The problem →
Repeat everything from the line holding "Emit a component" to the line holding "Chart.register(...registerables);", inclusive, exactly. Leave out the rest.

....

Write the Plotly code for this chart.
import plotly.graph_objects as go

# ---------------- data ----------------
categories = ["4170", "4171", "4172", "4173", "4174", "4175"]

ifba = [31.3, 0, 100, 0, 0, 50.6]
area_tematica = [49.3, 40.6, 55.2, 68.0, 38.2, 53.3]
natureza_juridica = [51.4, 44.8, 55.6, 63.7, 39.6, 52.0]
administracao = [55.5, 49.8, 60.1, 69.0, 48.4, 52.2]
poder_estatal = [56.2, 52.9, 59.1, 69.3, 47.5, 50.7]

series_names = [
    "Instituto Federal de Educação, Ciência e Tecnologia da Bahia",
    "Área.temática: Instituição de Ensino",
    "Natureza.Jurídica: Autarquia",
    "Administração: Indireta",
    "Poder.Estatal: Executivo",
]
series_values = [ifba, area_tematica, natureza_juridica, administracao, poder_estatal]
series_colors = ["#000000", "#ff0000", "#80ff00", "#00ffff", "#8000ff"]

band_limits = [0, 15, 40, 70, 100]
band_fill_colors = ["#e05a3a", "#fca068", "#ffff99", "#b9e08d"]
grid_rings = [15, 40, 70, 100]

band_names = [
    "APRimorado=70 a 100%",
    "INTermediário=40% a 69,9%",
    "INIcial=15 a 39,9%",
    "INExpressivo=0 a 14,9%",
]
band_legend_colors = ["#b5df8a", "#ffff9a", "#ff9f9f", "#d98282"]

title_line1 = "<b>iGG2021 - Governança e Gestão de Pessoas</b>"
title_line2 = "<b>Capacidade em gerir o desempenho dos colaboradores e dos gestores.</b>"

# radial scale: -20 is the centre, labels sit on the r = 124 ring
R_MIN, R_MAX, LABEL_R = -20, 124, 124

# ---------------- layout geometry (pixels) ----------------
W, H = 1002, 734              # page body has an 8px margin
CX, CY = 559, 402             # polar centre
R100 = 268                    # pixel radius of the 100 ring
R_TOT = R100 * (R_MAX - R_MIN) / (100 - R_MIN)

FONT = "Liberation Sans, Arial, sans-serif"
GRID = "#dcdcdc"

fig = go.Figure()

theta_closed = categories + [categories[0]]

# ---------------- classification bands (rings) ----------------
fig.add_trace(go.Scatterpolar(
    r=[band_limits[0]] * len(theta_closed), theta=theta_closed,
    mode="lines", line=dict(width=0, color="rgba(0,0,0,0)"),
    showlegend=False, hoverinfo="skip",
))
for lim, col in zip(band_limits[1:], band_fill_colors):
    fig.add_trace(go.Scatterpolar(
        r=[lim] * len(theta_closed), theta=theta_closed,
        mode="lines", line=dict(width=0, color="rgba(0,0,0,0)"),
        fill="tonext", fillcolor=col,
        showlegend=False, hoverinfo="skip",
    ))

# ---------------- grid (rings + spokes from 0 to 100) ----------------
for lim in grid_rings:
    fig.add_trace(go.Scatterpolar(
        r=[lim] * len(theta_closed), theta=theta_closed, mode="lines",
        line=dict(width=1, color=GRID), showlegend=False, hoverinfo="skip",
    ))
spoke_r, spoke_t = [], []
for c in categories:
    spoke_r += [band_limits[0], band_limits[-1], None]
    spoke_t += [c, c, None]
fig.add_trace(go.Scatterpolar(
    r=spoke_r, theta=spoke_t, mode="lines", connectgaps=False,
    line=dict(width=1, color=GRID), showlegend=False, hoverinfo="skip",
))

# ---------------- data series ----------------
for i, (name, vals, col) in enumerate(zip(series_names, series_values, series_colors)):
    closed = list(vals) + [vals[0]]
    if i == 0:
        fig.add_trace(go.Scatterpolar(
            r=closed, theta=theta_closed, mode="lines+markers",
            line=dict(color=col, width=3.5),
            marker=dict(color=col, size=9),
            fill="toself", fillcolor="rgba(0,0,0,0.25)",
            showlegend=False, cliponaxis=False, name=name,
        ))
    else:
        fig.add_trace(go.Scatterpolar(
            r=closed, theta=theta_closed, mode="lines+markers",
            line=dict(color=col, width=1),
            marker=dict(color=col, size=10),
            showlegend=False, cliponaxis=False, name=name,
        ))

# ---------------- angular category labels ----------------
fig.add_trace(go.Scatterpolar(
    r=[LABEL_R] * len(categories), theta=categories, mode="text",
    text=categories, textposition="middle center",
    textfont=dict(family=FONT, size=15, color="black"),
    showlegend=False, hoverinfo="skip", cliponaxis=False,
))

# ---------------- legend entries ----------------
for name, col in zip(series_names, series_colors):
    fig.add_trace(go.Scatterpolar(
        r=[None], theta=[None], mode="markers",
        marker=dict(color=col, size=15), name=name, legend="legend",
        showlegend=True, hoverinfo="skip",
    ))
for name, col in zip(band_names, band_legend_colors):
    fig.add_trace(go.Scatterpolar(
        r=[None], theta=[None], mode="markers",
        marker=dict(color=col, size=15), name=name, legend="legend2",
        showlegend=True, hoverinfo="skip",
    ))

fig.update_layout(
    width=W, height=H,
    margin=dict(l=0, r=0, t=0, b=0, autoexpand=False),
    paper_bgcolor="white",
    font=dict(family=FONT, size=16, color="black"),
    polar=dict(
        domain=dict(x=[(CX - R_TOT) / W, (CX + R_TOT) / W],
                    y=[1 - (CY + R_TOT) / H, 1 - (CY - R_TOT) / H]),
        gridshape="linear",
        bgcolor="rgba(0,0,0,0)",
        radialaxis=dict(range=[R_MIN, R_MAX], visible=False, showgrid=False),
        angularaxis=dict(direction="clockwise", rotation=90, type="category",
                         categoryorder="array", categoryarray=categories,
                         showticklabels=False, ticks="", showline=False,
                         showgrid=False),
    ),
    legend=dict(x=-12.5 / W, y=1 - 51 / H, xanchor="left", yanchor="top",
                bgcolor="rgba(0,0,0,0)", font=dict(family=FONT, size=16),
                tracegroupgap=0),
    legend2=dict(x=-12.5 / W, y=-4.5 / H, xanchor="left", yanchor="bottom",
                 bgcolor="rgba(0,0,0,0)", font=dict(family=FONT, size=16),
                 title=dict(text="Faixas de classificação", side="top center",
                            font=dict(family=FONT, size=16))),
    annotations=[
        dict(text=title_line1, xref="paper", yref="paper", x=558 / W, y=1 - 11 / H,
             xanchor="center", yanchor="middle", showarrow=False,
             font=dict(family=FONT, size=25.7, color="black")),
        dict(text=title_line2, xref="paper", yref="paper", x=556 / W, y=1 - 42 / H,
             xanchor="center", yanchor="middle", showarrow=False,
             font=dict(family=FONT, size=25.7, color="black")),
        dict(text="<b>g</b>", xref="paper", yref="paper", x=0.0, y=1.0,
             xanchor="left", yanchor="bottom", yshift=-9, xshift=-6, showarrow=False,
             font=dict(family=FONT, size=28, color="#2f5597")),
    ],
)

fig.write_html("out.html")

....

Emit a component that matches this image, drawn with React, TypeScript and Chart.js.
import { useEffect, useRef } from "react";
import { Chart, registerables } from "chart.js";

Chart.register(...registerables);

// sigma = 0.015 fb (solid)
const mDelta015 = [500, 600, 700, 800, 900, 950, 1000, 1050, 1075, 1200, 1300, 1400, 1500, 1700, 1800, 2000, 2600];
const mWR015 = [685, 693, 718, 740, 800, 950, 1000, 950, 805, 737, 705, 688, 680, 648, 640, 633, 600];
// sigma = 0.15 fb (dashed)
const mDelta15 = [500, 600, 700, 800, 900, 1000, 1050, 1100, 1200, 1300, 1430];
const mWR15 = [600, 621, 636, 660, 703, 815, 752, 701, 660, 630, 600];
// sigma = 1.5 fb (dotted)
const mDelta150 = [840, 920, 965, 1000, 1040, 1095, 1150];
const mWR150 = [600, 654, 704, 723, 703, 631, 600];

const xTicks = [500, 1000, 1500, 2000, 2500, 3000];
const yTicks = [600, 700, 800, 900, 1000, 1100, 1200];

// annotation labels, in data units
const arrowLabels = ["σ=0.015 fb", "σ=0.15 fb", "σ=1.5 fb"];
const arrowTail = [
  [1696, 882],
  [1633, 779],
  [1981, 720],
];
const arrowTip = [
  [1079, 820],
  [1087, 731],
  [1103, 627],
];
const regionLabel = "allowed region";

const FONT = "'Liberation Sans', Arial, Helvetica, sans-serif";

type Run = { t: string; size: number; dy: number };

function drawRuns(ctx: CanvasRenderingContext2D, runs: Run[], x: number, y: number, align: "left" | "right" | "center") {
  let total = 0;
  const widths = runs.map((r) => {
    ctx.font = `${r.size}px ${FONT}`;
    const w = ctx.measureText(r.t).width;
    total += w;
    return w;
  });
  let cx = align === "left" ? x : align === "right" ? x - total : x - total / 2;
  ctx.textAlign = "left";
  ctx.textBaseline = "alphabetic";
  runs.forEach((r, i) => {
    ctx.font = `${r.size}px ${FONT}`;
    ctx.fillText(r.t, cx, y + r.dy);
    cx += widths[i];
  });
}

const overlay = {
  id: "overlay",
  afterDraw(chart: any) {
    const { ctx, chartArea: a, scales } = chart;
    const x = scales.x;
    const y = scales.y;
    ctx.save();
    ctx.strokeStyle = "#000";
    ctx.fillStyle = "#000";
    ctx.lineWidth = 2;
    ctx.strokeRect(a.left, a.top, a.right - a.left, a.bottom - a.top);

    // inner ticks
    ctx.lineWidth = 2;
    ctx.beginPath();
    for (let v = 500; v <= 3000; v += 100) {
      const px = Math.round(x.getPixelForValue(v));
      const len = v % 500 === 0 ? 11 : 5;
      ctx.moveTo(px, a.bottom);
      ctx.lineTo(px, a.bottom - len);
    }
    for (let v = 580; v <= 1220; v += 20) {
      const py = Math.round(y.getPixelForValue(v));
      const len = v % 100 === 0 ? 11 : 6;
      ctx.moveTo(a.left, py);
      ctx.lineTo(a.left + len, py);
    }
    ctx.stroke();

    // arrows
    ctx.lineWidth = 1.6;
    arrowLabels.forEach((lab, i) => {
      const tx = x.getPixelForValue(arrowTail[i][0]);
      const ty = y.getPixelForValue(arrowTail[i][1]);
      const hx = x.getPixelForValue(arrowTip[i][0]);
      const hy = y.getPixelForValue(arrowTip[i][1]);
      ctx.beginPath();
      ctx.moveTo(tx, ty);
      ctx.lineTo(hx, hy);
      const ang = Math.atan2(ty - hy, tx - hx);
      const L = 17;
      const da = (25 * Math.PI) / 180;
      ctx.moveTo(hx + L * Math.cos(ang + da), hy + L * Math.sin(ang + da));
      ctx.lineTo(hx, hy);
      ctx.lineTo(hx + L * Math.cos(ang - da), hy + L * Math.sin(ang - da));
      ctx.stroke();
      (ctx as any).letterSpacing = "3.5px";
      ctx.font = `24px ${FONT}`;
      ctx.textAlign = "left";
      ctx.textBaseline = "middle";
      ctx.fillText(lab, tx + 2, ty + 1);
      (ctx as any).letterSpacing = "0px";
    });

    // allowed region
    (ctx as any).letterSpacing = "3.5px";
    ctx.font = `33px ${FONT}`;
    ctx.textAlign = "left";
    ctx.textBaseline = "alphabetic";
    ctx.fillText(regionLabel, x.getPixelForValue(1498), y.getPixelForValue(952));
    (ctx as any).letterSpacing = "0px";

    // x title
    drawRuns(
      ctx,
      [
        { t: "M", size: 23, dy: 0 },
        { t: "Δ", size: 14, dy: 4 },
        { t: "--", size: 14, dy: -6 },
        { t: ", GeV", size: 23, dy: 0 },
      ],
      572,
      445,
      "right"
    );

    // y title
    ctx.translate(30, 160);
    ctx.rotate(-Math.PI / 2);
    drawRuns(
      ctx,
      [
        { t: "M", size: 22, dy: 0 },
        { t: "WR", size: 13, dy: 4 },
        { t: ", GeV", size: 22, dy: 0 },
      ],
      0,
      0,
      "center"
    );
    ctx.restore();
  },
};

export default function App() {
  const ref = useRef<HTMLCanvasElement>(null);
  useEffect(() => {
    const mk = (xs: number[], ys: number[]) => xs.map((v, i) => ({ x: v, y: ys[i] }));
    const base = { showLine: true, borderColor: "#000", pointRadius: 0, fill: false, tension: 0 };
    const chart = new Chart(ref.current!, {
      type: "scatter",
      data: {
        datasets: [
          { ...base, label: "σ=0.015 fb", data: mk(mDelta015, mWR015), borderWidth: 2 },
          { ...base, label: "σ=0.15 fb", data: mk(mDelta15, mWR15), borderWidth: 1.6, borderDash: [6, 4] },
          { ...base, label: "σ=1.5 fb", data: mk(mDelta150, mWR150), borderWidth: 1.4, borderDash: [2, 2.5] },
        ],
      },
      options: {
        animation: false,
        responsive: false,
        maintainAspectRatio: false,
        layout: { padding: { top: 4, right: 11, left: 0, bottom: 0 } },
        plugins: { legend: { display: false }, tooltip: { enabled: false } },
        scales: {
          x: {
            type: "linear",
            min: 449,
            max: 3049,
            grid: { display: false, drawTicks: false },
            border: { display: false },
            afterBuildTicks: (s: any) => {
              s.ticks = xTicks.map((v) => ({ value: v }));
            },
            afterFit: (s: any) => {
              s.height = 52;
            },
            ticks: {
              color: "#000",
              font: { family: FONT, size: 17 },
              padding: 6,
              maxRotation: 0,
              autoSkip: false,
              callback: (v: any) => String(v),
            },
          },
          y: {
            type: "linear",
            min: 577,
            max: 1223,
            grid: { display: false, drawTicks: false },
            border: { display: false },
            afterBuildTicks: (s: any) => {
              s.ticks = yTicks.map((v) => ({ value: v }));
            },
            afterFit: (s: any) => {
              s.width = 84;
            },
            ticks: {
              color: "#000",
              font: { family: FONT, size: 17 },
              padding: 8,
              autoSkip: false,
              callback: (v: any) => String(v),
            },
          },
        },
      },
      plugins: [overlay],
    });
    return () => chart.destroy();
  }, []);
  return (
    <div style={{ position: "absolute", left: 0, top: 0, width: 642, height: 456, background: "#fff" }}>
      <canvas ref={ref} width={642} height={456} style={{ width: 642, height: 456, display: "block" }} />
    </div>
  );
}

....

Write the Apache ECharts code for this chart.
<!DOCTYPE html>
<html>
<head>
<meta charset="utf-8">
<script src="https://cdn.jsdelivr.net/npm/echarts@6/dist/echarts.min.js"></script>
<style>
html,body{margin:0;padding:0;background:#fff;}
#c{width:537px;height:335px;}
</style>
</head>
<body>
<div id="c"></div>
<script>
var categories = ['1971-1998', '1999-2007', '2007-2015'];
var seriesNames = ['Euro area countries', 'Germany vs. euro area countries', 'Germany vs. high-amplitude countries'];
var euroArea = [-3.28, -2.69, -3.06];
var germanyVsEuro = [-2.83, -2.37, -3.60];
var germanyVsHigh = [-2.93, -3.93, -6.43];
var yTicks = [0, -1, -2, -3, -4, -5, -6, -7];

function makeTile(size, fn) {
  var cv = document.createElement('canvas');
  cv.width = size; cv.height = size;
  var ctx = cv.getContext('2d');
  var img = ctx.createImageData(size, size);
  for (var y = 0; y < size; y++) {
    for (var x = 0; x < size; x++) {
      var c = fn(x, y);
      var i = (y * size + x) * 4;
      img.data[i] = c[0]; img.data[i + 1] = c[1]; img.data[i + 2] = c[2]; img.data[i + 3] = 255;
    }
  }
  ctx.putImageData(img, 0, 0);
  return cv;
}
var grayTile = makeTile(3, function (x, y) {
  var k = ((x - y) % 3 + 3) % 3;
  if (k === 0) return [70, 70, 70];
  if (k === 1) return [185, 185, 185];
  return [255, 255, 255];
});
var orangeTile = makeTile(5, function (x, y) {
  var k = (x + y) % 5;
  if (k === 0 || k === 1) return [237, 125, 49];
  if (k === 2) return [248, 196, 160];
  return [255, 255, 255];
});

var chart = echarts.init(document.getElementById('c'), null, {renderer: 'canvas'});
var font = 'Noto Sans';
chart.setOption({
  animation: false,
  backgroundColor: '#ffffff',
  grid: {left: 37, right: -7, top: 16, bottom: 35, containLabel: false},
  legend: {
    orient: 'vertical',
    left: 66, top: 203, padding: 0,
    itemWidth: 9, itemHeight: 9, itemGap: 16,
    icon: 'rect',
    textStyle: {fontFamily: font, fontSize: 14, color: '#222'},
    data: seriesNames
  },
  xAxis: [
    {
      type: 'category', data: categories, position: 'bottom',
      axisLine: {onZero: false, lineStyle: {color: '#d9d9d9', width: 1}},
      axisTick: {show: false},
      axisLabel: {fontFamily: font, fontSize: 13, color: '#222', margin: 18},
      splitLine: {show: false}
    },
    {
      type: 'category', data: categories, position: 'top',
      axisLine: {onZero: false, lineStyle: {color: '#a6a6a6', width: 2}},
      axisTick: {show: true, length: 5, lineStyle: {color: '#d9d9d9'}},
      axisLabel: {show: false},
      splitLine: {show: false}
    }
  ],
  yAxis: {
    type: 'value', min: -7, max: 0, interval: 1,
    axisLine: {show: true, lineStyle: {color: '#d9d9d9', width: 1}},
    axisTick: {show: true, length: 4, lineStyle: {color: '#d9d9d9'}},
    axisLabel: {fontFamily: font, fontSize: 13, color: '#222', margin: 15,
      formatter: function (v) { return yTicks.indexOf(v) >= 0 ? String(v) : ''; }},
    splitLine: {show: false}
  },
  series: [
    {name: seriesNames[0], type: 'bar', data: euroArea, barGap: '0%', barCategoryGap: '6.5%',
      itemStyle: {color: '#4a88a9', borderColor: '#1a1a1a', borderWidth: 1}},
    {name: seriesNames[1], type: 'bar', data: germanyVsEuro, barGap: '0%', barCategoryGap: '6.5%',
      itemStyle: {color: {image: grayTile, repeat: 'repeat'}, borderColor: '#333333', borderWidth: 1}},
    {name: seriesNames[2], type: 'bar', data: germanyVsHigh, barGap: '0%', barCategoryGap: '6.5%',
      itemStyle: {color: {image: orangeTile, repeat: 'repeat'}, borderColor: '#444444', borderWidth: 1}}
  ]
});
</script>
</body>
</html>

....

Output of the task →
Emit a component that matches this image, drawn with React, TypeScript and Chart.js.
import { useEffect, useRef } from "react";
import { Chart, registerables } from "chart.js";

Chart.register(...registerables);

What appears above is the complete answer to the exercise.